After reading this post on the blog, I started thinking about the difference between Choose Your Own Adventure novels and video games where you can both see and hear the action that is taking place. The game Redshift and Portalmetal does something quite different than the average Choose Your Own Adventure novel, although it borrows a large part of the format.Throughout Redshift and Portalmetal, the player is expected to make choices between two or more options, much like a Choose Your Own Adventure novel. However, these choices and lectures are supplemented by both audio and visual aids. When the character is at border patrol, the video is a constant driving of a car, as if taken from inside the window. All that can be seen is the land passing by and by. In this situation, the player may feel even more connected to the scene he/she is reading about, so the images help bring the player closer to the narrative.
However, the narrative is interspersed by small videos taken of the character as she walks in the snow, or on the rocks. She speaks different fragments from the game, her voice sounding in the background. Suddenly, the player is forcefully taken out of the game and forced to watch someone else live through the actions.
In a way, the game doesn’t want the player to become integrated with the character, to play the game as him/herself. Just when the player starts to think that he/she is starting to get the hang of it, they’re forced out of the character’s body and take the place of a mere spectator, unable to participate in any of the actions.

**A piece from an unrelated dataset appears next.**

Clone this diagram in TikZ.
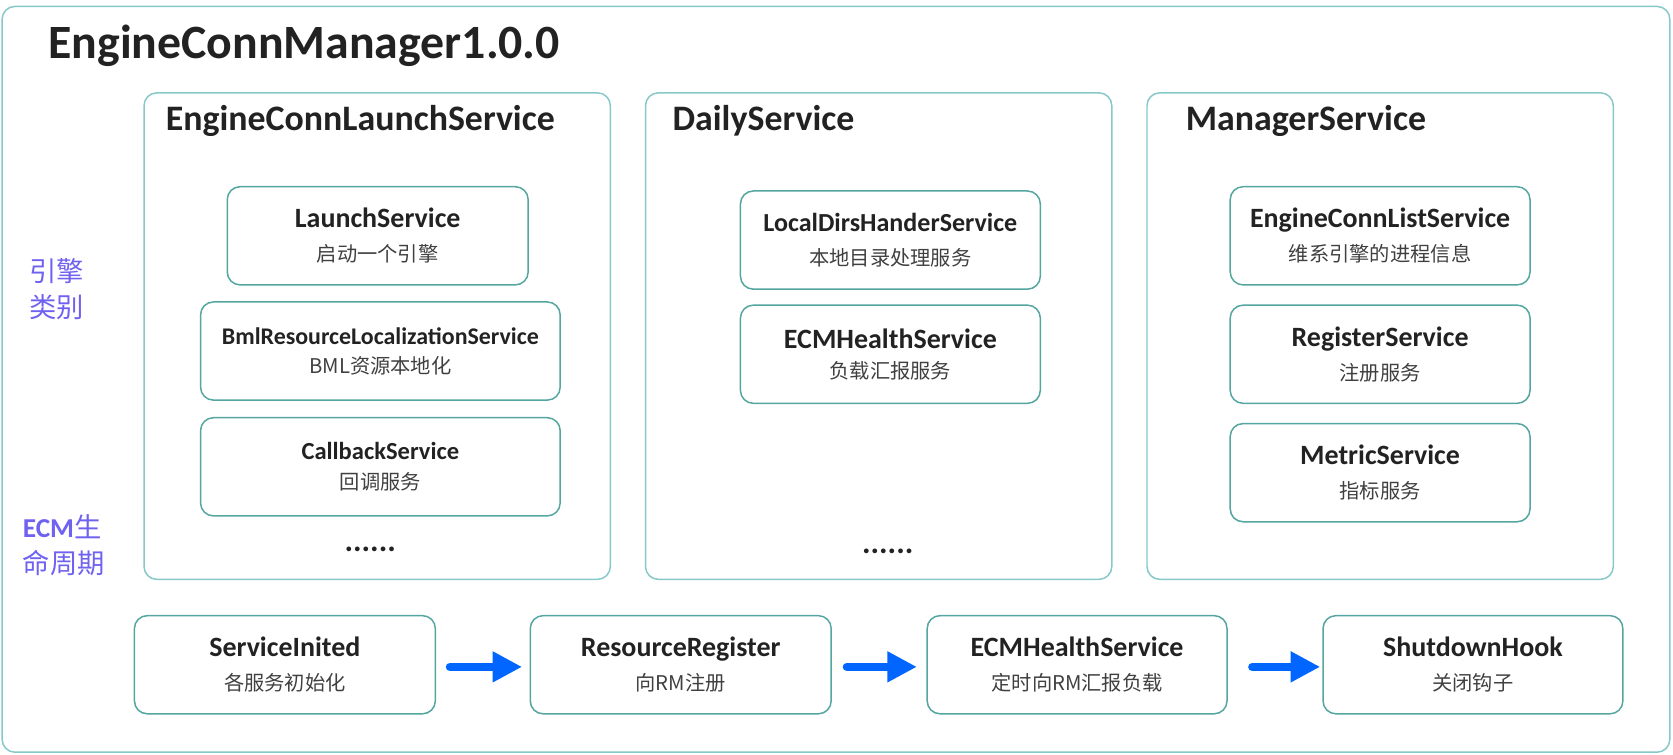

I can’t say I understand what the motives were in the creation of this dynamic. The ending, however, leads the player to reflect on the lives of other people who are seemingly living the narrated situations day by day, and in the end, there is a clear line drawn between the player and the characters/people referred to. This is not what I would have personally done. Wouldn’t it be easier to relate to these people if the player became fully integrated into the character?